Seligman’s essay notes that the 12th Amendment doesn’t assign the counting role only to the vice president. A more reasonable reading is that the vice president “opens” slates of electors and they “shall then be counted” by all present, including Congress.
Seligman also does a deep historical dive into the two presidential elections before the 12th Amendment’s 1804 ratification. In both, Congress did count electors (via a complex procedure) and much contemporaneous discussion demonstrates a clear understanding of this.
It’s impossible to believe the 12th amendment would have assigned this counting power only to the vice president right after all that, Seligman notes.
“Congress has participated, and in important respects controlled, the count of electoral votes from the very beginning,” Seligman concludes. This shows the 12th Amendment was ratified to reflect precisely that understanding, that “Congress, and not the President of the Senate,” counts and resolves disputes over electors.
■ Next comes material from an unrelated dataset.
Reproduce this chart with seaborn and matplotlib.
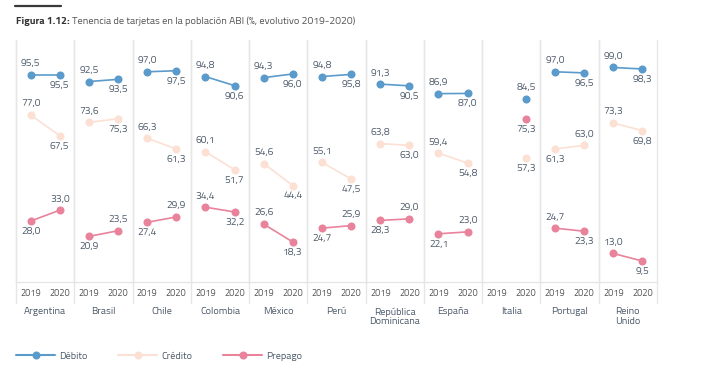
"""Tenencia de tarjetas en la población ABI"""

import numpy as np
import pandas as pd
import seaborn as sns
from matplotlib import pyplot as plt
from matplotlib.lines import Line2D

# datos (% de la población)
paises = ['Argentina', 'Brasil', 'Chile', 'Colombia', 'México', 'Perú',
          'República\nDominicana', 'España', 'Italia', 'Portugal', 'Reino\nUnido']
anios = [2019, 2020]
series = ['Débito', 'Crédito', 'Prepago']

debito_2019 = [95.5, 92.5, 97.0, 94.8, 94.3, 94.8, 91.3, 86.9, np.nan, 97.0, 99.0]
debito_2020 = [95.5, 93.5, 97.5, 90.6, 96.0, 95.8, 90.5, 87.0, 84.5, 96.5, 98.3]
credito_2019 = [77.0, 73.6, 66.3, 60.1, 54.6, 55.1, 63.8, 59.4, np.nan, 61.3, 73.3]
credito_2020 = [67.5, 75.3, 61.3, 51.7, 44.4, 47.5, 63.0, 54.8, 57.3, 63.0, 69.8]
prepago_2019 = [28.0, 20.9, 27.4, 34.4, 26.6, 24.7, 28.3, 22.1, np.nan, 24.7, 13.0]
prepago_2020 = [33.0, 23.5, 29.9, 32.2, 18.3, 25.9, 29.0, 23.0, 75.3, 23.3, 9.5]

valores = {
    'Débito': (debito_2019, debito_2020),
    'Crédito': (credito_2019, credito_2020),
    'Prepago': (prepago_2019, prepago_2020),
}

# tabla larga para seaborn
filas = []
for i, pais in enumerate(paises):
    for serie in series:
        for anio, lista in zip(anios, valores[serie]):
            filas.append({'pais': pais, 'serie': serie, 'anio': anio, 'valor': lista[i]})
df = pd.DataFrame(filas).dropna()

# estilo
sns.set_theme(style='white')
plt.rcParams['font.family'] = ['Titillium Web', 'DejaVu Sans']

colores = {'Débito': '#5b9bcb', 'Crédito': '#fce0d4', 'Prepago': '#e8839b'}
color_texto = '#4d5b6b'
color_linea = '#e6e6e6'
fs = 7.4
# etiquetas que van al revés de la norma (2019 arriba, 2020 abajo)
invertidas = {('Portugal', 'Crédito'), ('Italia', 'Débito')}

W, H = 707, 384
fig, axes = plt.subplots(1, len(paises), sharey=True, figsize=(W / 100, H / 100), dpi=100)
fig.subplots_adjust(left=16 / W, right=657 / W, bottom=1 - 281.6 / H, top=1 - 40 / H, wspace=0)

for k, (ax, pais) in enumerate(zip(axes, paises)):
    d = df[df.pais == pais]
    sns.lineplot(data=d, x='anio', y='valor', hue='serie', hue_order=series,
                 palette=colores, marker='o', markersize=5.8, markeredgewidth=0,
                 linewidth=1.2, legend=False, ax=ax)

    # etiquetas de valores
    for _, r in d.iterrows():
        arriba = r.anio == 2019
        if r.serie == 'Prepago':
            otro = d[(d.serie == 'Prepago') & (d.anio != r.anio)]
            if len(otro) and otro.valor.iloc[0] != r.valor:
                sube = (r.valor < otro.valor.iloc[0]) == (r.anio == 2019)
                if sube:
                    arriba = not arriba
        if (pais, r.serie) in invertidas:
            arriba = not arriba
        ax.annotate(f'{r.valor:.1f}'.replace('.', ','), (r.anio, r.valor),
                    xytext=(0, 8 if arriba else -7.5), textcoords='offset points',
                    ha='center', va='center', fontsize=fs, color=color_texto)

    ax.set_xlim(2018.5, 2020.5)
    ax.set_ylim(0, 111.7)
    ax.set_xticks(anios)
    ax.set_xticklabels([str(a) for a in anios])
    ax.set_yticks([])
    ax.set_ylabel('')
    ax.set_xlabel(pais, fontsize=fs, color=color_texto, labelpad=7, linespacing=1.05)
    ax.tick_params(axis='x', length=0, pad=5, labelsize=6.7, labelcolor='#555555')

    for lado in ['top', 'right']:
        ax.spines[lado].set_visible(False)
    ax.spines['left'].set_color(color_linea)
    ax.spines['bottom'].set_color(color_linea)
    ax.spines['left'].set_linewidth(1)
    ax.spines['bottom'].set_linewidth(1)

    # separadores que bajan hasta la fila de años
    bajo = -(302.7 - 281.6) / (281.6 - 40)
    xs = [0, 1] if k == len(paises) - 1 else [0]
    for x in xs:
        ax.add_line(Line2D([x, x], [bajo, 1], transform=ax.transAxes, color=color_linea,
                           lw=1, clip_on=False))

# título
fig.add_artist(Line2D([15 / W, 61 / W], [1 - 6 / H, 1 - 6 / H], color='#3a3a3a', lw=1.6))
t1 = fig.text(16 / W, 1 - 21 / H, 'Figura 1.12:', fontsize=7.5, weight='bold',
              color='#333333', va='center')
fig.canvas.draw()
ext = t1.get_window_extent()
fig.text((ext.x1 + 2) / W, 1 - 21 / H,
         'Tenencia de tarjetas en la población ABI (%, evolutivo 2019-2020)',
         fontsize=7.5, color='#555555', va='center')

# leyenda
manejos = [Line2D([], [], color=colores[s], marker='o', markersize=5.8,
                  markeredgewidth=0, lw=1.5) for s in series]
fig.legend(manejos, series, loc='center left', bbox_to_anchor=(16 / W, 1 - 356 / H),
           ncol=3, frameon=False, fontsize=fs, handlelength=3.8, handletextpad=0.4,
           columnspacing=3.0, borderpad=0, borderaxespad=0, labelcolor=color_texto)

fig.savefig('out.png', dpi=100)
Election law scholar Lawrence Lessig calls this the “definitive takedown” of the coup memo theory.
But it’s not a small thing that neither Claremont nor Eastman have disavowed it, particularly with Republicans possibly gearing up for some sort of rerun.
So we need to hear from Pence’s advisers publicly on this at greater length, and from other conservative legal scholars. And hopefully there will be an occasion to grill Eastman on it.
Guess who could do this very effectively? The Jan. 6 select committee could.